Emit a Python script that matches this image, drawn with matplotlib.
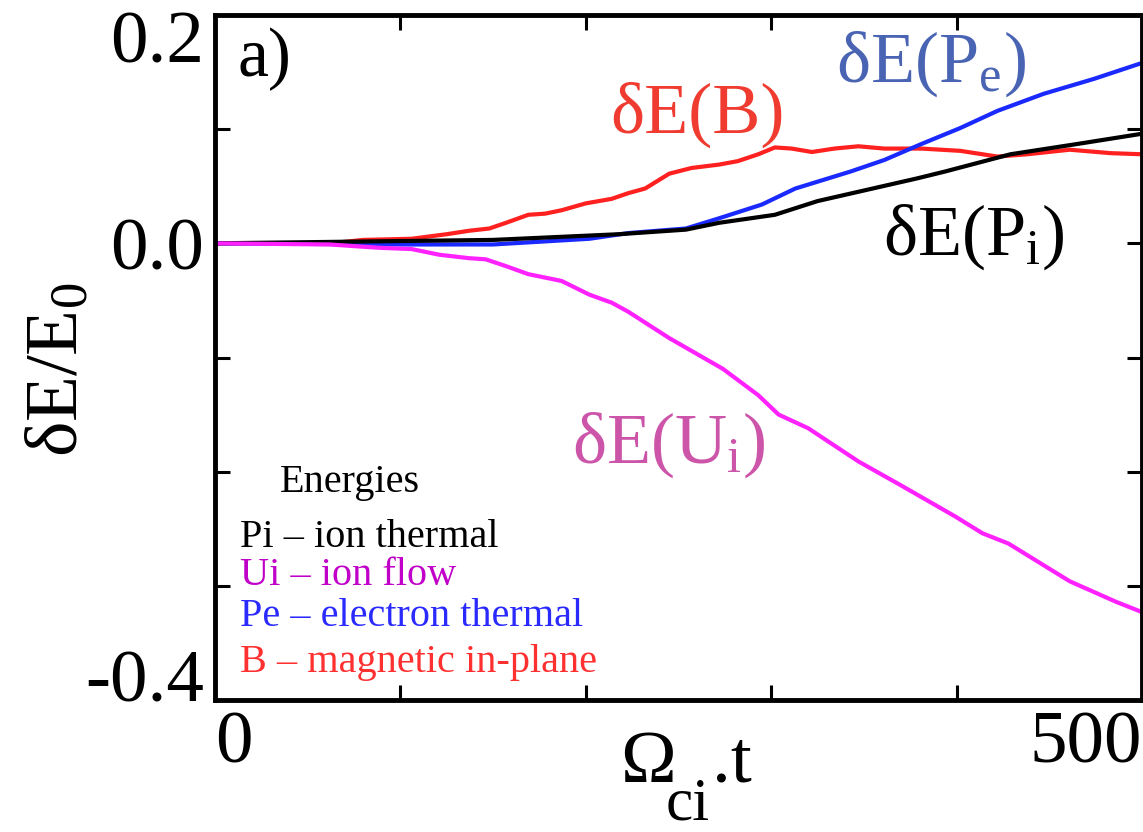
import numpy as np
import matplotlib
matplotlib.use("Agg")
import matplotlib.pyplot as plt
import matplotlib.transforms as mtransforms

plt.rcParams['font.family'] = ['Liberation Serif', 'DejaVu Serif']
plt.rcParams['mathtext.fontset'] = 'custom'
plt.rcParams['mathtext.rm'] = 'Liberation Serif'
plt.rcParams['mathtext.it'] = 'Liberation Serif:italic'

# energy changes (time in 1/Omega_ci, dE/E0)
t_b = [0, 62, 80, 106, 125, 137, 148, 157, 169, 178, 187, 200, 214, 223, 232, 245, 257,
       272, 282, 293, 302, 311, 322, 334, 347, 361, 374, 381, 402, 422, 438, 461, 483, 500]
e_b = [0, 0, 0.003, 0.004, 0.008, 0.011, 0.013, 0.018, 0.025, 0.026, 0.029, 0.035, 0.039,
       0.044, 0.048, 0.061, 0.066, 0.069, 0.072, 0.078, 0.084, 0.083, 0.080, 0.083, 0.085,
       0.083, 0.083, 0.083, 0.081, 0.076, 0.078, 0.082, 0.079, 0.078]

t_pe = [0, 100, 150, 202, 223, 254, 272, 295, 313, 343, 361, 381, 402, 422, 447, 474, 500]
e_pe = [0, -0.001, -0.001, 0.004, 0.009, 0.013, 0.022, 0.034, 0.048, 0.063, 0.073, 0.087,
        0.101, 0.116, 0.131, 0.144, 0.158]

t_pi = [0, 150, 218, 254, 272, 302, 325, 352, 379, 394, 429, 465, 500]
e_pi = [0, 0.003, 0.008, 0.012, 0.018, 0.025, 0.037, 0.047, 0.057, 0.063, 0.078, 0.087, 0.096]

t_ui = [0, 62, 80, 90, 106, 121, 137, 146, 157, 169, 178, 187, 202, 214, 223, 245, 274,
        293, 304, 320, 347, 370, 399, 414, 428, 461, 486, 500]
e_ui = [0, -0.001, -0.003, -0.004, -0.005, -0.010, -0.013, -0.014, -0.020, -0.027, -0.030,
        -0.033, -0.045, -0.052, -0.060, -0.083, -0.110, -0.133, -0.150, -0.162, -0.191,
        -0.212, -0.239, -0.254, -0.263, -0.296, -0.314, -0.323]

x_ticks = [0, 100, 200, 300, 400, 500]
x_labels = ['0', '', '', '', '', '500']
y_ticks = [-0.4, -0.3, -0.2, -0.1, 0.0, 0.1, 0.2]

W, H = 1143, 832
fig = plt.figure(figsize=(W / 100, H / 100), dpi=100)
ax = fig.add_axes([215 / W, (H - 700) / H, 927 / W, 685 / H])

ax.plot(t_b, e_b, color='#ff2020', lw=3)
ax.plot(t_pe, e_pe, color='#1a2aff', lw=3)
ax.plot(t_pi, e_pi, color='black', lw=3)
ax.plot(t_ui, e_ui, color='#ff22ff', lw=3)

ax.set_xlim(0, 500)
ax.set_ylim(-0.4, 0.2)
ax.set_xticks(x_ticks)
ax.set_xticklabels(x_labels, fontsize=54)
labs = ax.get_xticklabels()
labs[0].set_ha('left')
labs[-1].set_ha('right')
ax.set_yticks(y_ticks)
ax.set_yticklabels([])
ax.tick_params(direction='in', length=11, width=2.2, top=True, right=True, pad=8)
for s in ax.spines.values():
    s.set_linewidth(3.5)

# y tick labels, end labels pulled inward like the original
ytr = mtransforms.blended_transform_factory(ax.transAxes, ax.transData)
for val, txt in [(0.158, '0.2'), (-0.0228, '0.0'), (-0.401, '-0.4')]:
    ax.text(-0.012, val, txt, transform=ytr, ha='right', va='baseline', fontsize=54)

# axis labels
fig.text(60 / W, 1 - 370 / H, 'δE/E$_0$', rotation=90, ha='center', va='center', fontsize=54)
fig.text(648 / W, 1 - 782 / H, 'Ω', ha='center', va='baseline', fontsize=54)
fig.text(732 / W, 1 - 782 / H, '.t', ha='center', va='baseline', fontsize=54)
fig.text(688 / W, 0.0, 'ci', ha='center', va='bottom', fontsize=44)

ax.text(22 / 927, 1 - 13 / 685, 'a)', transform=ax.transAxes, ha='left', va='top', fontsize=50)

# curve labels
fig.text(610 / W, 1 - 133 / H, 'δE(B)', color='#f03c30', fontsize=52, va='baseline')
fig.text(836 / W, 1 - 82 / H, 'δE(P$_{\\rm e}$)', color='#4a64b4', fontsize=52, va='baseline')
fig.text(883 / W, 1 - 255 / H, 'δE(P$_{\\rm i}$)', color='black', fontsize=52, va='baseline')
fig.text(572 / W, 1 - 463 / H, 'δE(U$_{\\rm i}$)', color='#cc55aa', fontsize=52, va='baseline')

# energies key
fig.text(280 / W, 1 - 492 / H, 'Energies', fontsize=29, va='baseline')
key = [('Pi – ion thermal', 'black', 547),
       ('Ui – ion flow', '#c000c8', 585),
       ('Pe – electron thermal', '#2a2aff', 626),
       ('B – magnetic in-plane', '#ff3030', 672)]
for txt, col, yb in key:
    fig.text(240 / W, 1 - yb / H, txt, color=col, fontsize=29, va='baseline')

fig.savefig('out.png', dpi=100)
________________________
- TO BE DONE
Using the listing above, pull out all lines that hold the word "matplotlib".

- OUTPUT BELOW
Emit a Python script that matches this image, drawn with matplotlib.
import matplotlib
matplotlib.use("Agg")
import matplotlib.pyplot as plt
import matplotlib.transforms as mtransforms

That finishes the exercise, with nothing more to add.